MINISTRY OF JUSTICE, STOCKHOLM, SWEDEN

THE SWEDISH ACT PROHIBITING CERTAIN DOPING SUBSTANCES (1991:1969)

Section 1 This Act applies to:

    (a)  synthetic anabolic steroids,

    (b)  testosterone and its derivatives,

    (c)  growth hormones,

    (d)  chemical substances that increase the production and release of testosterone and its derivatives or of growth hormones.

Section 2 Other than for medicinal or scientific purposes, the substances specified in Section 1 may not be:

    1.  imported into the country,

    2.  transferred,

    3.  produced,

    4.  acquired for the purpose of transfer,

    5.  offered for sale,

    6.  possessed, or

    7.  used.

    The Act (1999:44).

Section 3 Any person who intentionally violates Section 2, subsections 2-7 shall be sentenced for a doping offence to imprisonment for at most two years.

  If, in view of the quantity of doping substances concerned and other circumstances, the offence referred to in paragraph one is regarded as petty, a fine or imprisonment for at most six months shall be imposed.

  Concerning the penalty for unlawful importation, etc, the provisions of the Smuggling of goods (penalties) Act, (2000:1245) apply. The Act (2000:1245).

Section 3a If an offence referred to in Section 3, paragraph one, is considered to be grave, imprisonment for at least six months and at most four years shall be imposed for a grave doping offence. In judging the gravity of the offence, special consideration shall be given to whether or not it was part of large-scale or professional operations, involved a particularly large quantity of doping substances or was otherwise of a particularly dangerous or ruthless nature. The Act (1999:44).

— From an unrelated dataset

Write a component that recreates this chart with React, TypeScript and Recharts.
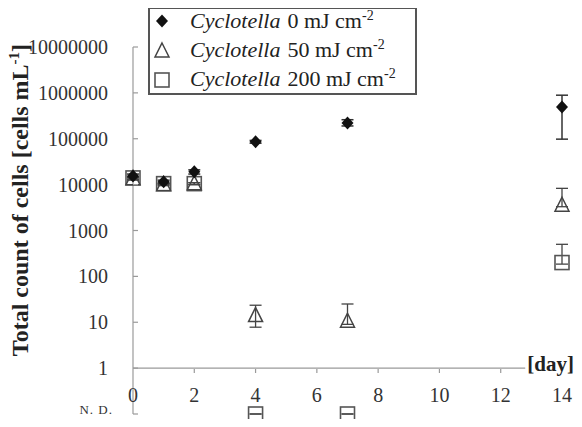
import React from 'react';
import { ScatterChart, Scatter, XAxis, YAxis, ErrorBar, ReferenceLine, Legend } from 'recharts';

// sampling days
const days = [0, 1, 2, 4, 7, 14];

// Cyclotella 0 mJ cm-2
const dose0 = [15500, 11500, 19000, 86000, 220000, 490000];
const dose0Low = [14000, 10500, 17000, 80000, 190000, 98000];
const dose0High = [17000, 12500, 21000, 92000, 260000, 890000];

// Cyclotella 50 mJ cm-2
const dose50 = [13500, 10000, 10500, 14, 10.5, 3550];
const dose50Low = [12500, 9500, 10000, 7.8, 9, 3300];
const dose50High = [14500, 10500, 11000, 23.5, 25, 8300];

// Cyclotella 200 mJ cm-2 (N.D. plotted on the N.D. row)
const ND = 0.1;
const dose200 = [14000, 10500, 10500, ND, ND, 200];
const dose200Low = [13000, 10000, 10000, ND, ND, 185];
const dose200High = [15000, 11000, 11000, ND, ND, 500];

const yTicks = [ND, 1, 10, 100, 1000, 10000, 100000, 1000000, 10000000];
const xTicks = [0, 2, 4, 6, 8, 10, 12, 14];
const legendDoses = ['0', '50', '200'];

const FONT = 'Liberation Serif, DejaVu Serif, serif';
const AXIS = '#9a9a9a';
const INK = '#333';

const build = (vals: number[], low: number[], high: number[]) =>
  days.map((d, i) => ({ x: d, y: vals[i], err: [vals[i] - low[i], high[i] - vals[i]] }));

const data0 = build(dose0, dose0Low, dose0High);
const data50 = build(dose50, dose50Low, dose50High);
const data200 = build(dose200, dose200Low, dose200High);

const Diamond = ({ cx, cy }: any) => (
  <path d={`M${cx},${cy - 6.5}L${cx + 6},${cy}L${cx},${cy + 6.5}L${cx - 6},${cy}Z`} fill="#111" />
);
const Triangle = ({ cx, cy }: any) => (
  <path d={`M${cx},${cy - 8}L${cx + 7},${cy + 6}L${cx - 7},${cy + 6}Z`} fill="none" stroke="#444" strokeWidth={1.5} />
);
const Square = ({ cx, cy }: any) => (
  <rect x={cx - 7} y={cy - 7} width={14} height={14} fill="none" stroke="#555" strokeWidth={1.6} />
);

const YTick = ({ x, y, payload }: any) => {
  const v = payload.value;
  return (
    <g>
      <line x1={x} y1={y} x2={x + 5} y2={y} stroke={AXIS} strokeWidth={1.2} />
      {v === ND ? (
        <text x={x - 20} y={y - 5} textAnchor="end" dominantBaseline="central" fontSize={13} letterSpacing={1} fill={INK} style={{ fontFamily: FONT }}>
          N. D.
        </text>
      ) : (
        <text x={x - 25} y={y} textAnchor="end" dominantBaseline="central" fontSize={20} fill={INK} style={{ fontFamily: FONT }}>
          {v}
        </text>
      )}
    </g>
  );
};

const XTick = ({ x, y, payload }: any) => {
  const v = payload.value;
  return (
    <g>
      {v > 0 && v < 14 && <line x1={x} y1={y - 45} x2={x} y2={y - 41} stroke={AXIS} strokeWidth={1.2} />}
      <text x={x} y={y - 19} textAnchor="middle" dominantBaseline="central" fontSize={20} fill={INK} style={{ fontFamily: FONT }}>
        {v}
      </text>
    </g>
  );
};

const YLabel = () => (
  <text transform="rotate(-90, 28, 200)" x={28} y={200} textAnchor="middle" fontSize={24} fontWeight="bold" fill="#222" style={{ fontFamily: FONT }}>
    Total count of cells [cells mL<tspan dy={-9} fontSize={15}>-1</tspan>
    <tspan dy={9}>]</tspan>
  </text>
);

const LegendBox = () => (
  <svg width={270} height={89} style={{ display: 'block' }}>
    <rect x={1} y={1} width={267} height={86} fill="#fff" stroke="#555" strokeWidth={2} />
    {legendDoses.map((d, i) => {
      const cy = 14 + i * 29;
      return (
        <g key={d}>
          {i === 0 && <Diamond cx={14} cy={cy} />}
          {i === 1 && <Triangle cx={14} cy={cy + 1} />}
          {i === 2 && <Square cx={14} cy={cy + 1} />}
          <text x={42} y={cy + 7} fontSize={22} fill="#222" style={{ fontFamily: FONT }}>
            <tspan fontStyle="italic">Cyclotella</tspan>
            <tspan dx={7}>{d} mJ cm</tspan>
            <tspan dy={-8} fontSize={14}>-2</tspan>
          </text>
        </g>
      );
    })}
  </svg>
);

export default function App() {
  return (
    <div style={{ margin: -8, fontFamily: FONT }}>
      <ScatterChart width={582} height={427} margin={{ top: 47, right: 20, bottom: 12, left: 0 }}>
        <XAxis
          type="number"
          dataKey="x"
          domain={[0, 14]}
          ticks={xTicks}
          height={1}
          axisLine={false}
          tickLine={false}
          tickSize={0}
          tickMargin={0}
          tick={<XTick />}
          interval={0}
        />
        <YAxis
          type="number"
          dataKey="y"
          scale="log"
          domain={[ND, 10000000]}
          ticks={yTicks}
          width={133}
          axisLine={{ stroke: AXIS, strokeWidth: 1.2 }}
          tickLine={false}
          tickSize={0}
          tickMargin={0}
          tick={<YTick />}
          interval={0}
          label={<YLabel />}
        />
        <ReferenceLine
          segment={[{ x: 0, y: 1 }, { x: 12.8, y: 1 }]}
          stroke={AXIS}
          strokeWidth={1.2}
          label={{ value: '[day]', position: 'right', offset: 2, fontSize: 21, fontWeight: 'bold', fill: '#222', style: { fontFamily: FONT }, dy: -5 }}
        />
        <Legend
          layout="vertical"
          align="center"
          verticalAlign="middle"
          content={<LegendBox />}
          wrapperStyle={{ left: 148, top: 7, width: 270, height: 89 }}
        />
        <Scatter data={data200} shape={<Square />} isAnimationActive={false}>
          <ErrorBar dataKey="err" direction="y" width={6} stroke="#444" strokeWidth={1.3} />
        </Scatter>
        <Scatter data={data50} shape={<Triangle />} isAnimationActive={false}>
          <ErrorBar dataKey="err" direction="y" width={6} stroke="#444" strokeWidth={1.3} />
        </Scatter>
        <Scatter data={data0} shape={<Diamond />} isAnimationActive={false}>
          <ErrorBar dataKey="err" direction="y" width={6} stroke="#333" strokeWidth={1.5} />
        </Scatter>
      </ScatterChart>
    </div>
  );
}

Section 4 An attempt or preparation to commit a doping offence not considered to be petty shall be sentenced in accordance with Chapter 23 of the Penal Code provided the criminal act was of a nature other than that referred to in Section 2, subsection 6 or 7.

  If several people have taken part in an offence referred to in Section 2, subsections 2-5, Chapter 23, Sections 4 and 5 of the Penal Code shall apply. The Act (1999:44).

Section 5 Substances that have been the object of crime under this Act or the value thereof and the proceeds of such crime shall be declared forfeit, unless this would be manifestly unreasonable. The same applies to an advance for such a crime or its value provided the advance has been received and its receipt is an offence under this Act.

  Property that has been used as an aid to crime under this Act orthe value of the property may be declared forfeit if this is essential for the prevention of crime or there are other special reasons. The same applies to property which has been handled in a manner constituting an offence under this Act.

Section 6 Concerning seizure of property to be forfeited in accordance with Section 5, the provisions of the Code of Judicial Procedure apply.

  The provisions set out in Section 2, subsections 1and 3 of the Act on the Forfeiture of Alcoholic Beverages, etc (1958:205) shall apply in corresponding fashion when seizure of the substances referred to in Section 1 of this Act takes place. However, the period of notification of dissatisfaction shall be counted from the date of the order. The Act (1994:1426).

REFERENCE:

Swedish Code of Statutes no: 1991:1969.

Title: Act prohibiting certain doping substances (1991:1969).

Issued: 19 December 1991.

With amendments: up to and including Swedish Code of Statutes 2000:1245.